The 15 nations that use the euro include more than 318 million people and account for more than 15 percent of the world's GDP. European industry groups and labor unions are worried that as the euro rises, Europeans will lose orders to U.S. and Japanese competitors.
CHARGES FILED IN TOOTHPASTE CASE
LOS ANGELES — Criminal charges have been filed against officials of two companies that prosecutors say imported and distributed more than 70,000 tubes of Chinese toothpaste containing a poisonous substance, City Attorney Rocky Delgadillo announced yesterday.
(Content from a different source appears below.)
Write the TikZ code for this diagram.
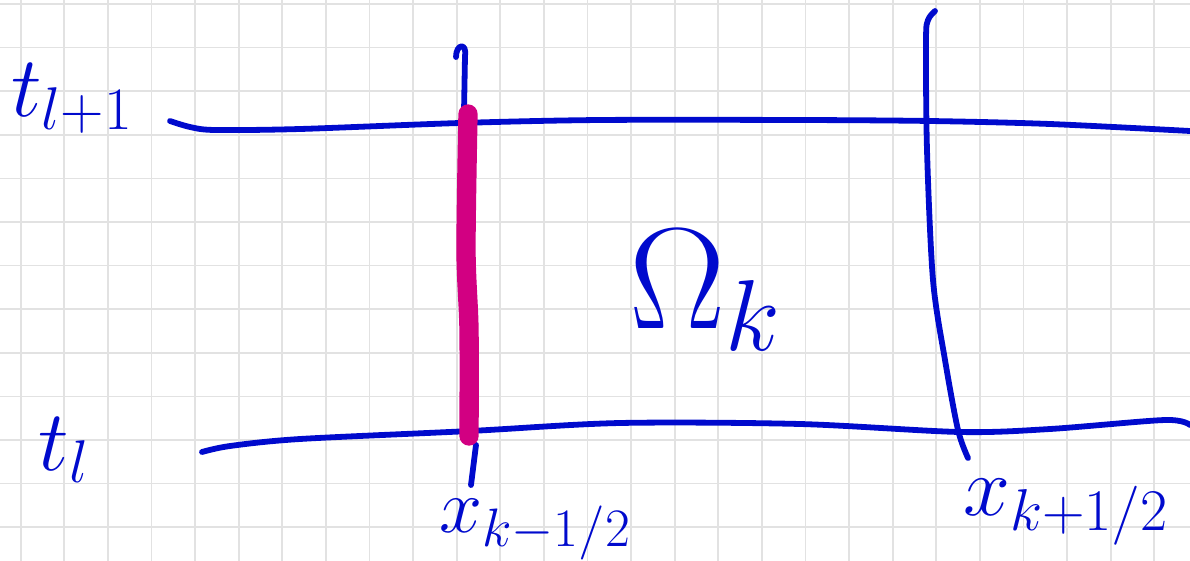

Vernon Sales Inc. and Selective Imports Corp. allegedly sold toothpaste containing diethylene glycol, a chemical used in antifreeze and as a solvent.
Vernon Sales President Kamyab Toofer and Vice President Pejman Mossay each were charged with 14 criminal counts of receiving, selling and delivering an adulterated drug. Selective Imports President Frahad Nazarian and Vice President Yones Ghermezi each were charged with two criminal counts each of receiving, selling and delivering products containing the chemical known as DEG.
MILITARY AIRCRAFT DEAL RAISES ISSUES
WASHINGTON — If it's un-American to send military contracting jobs to France, is it OK to send them to Japan? That's the question Boeing might have to answer if it wrestles back a $35 billion Air Force refueling tanker contract.
The awarding of the contract last week to a European plane maker — and not Boeing Co. — has sparked outrage from union halls to the halls of Congress over the impact on U.S. jobs, prestige and national security.
But even if Chicago-based Boeing had won the deal, critical parts of its tankers would have come from other countries, including Japan and Italy. And the tankers that will be built by European Aeronautic Defence and Space Co. and its partner, Northrop Grumman Corp., are certain to produce jobs in the U.S.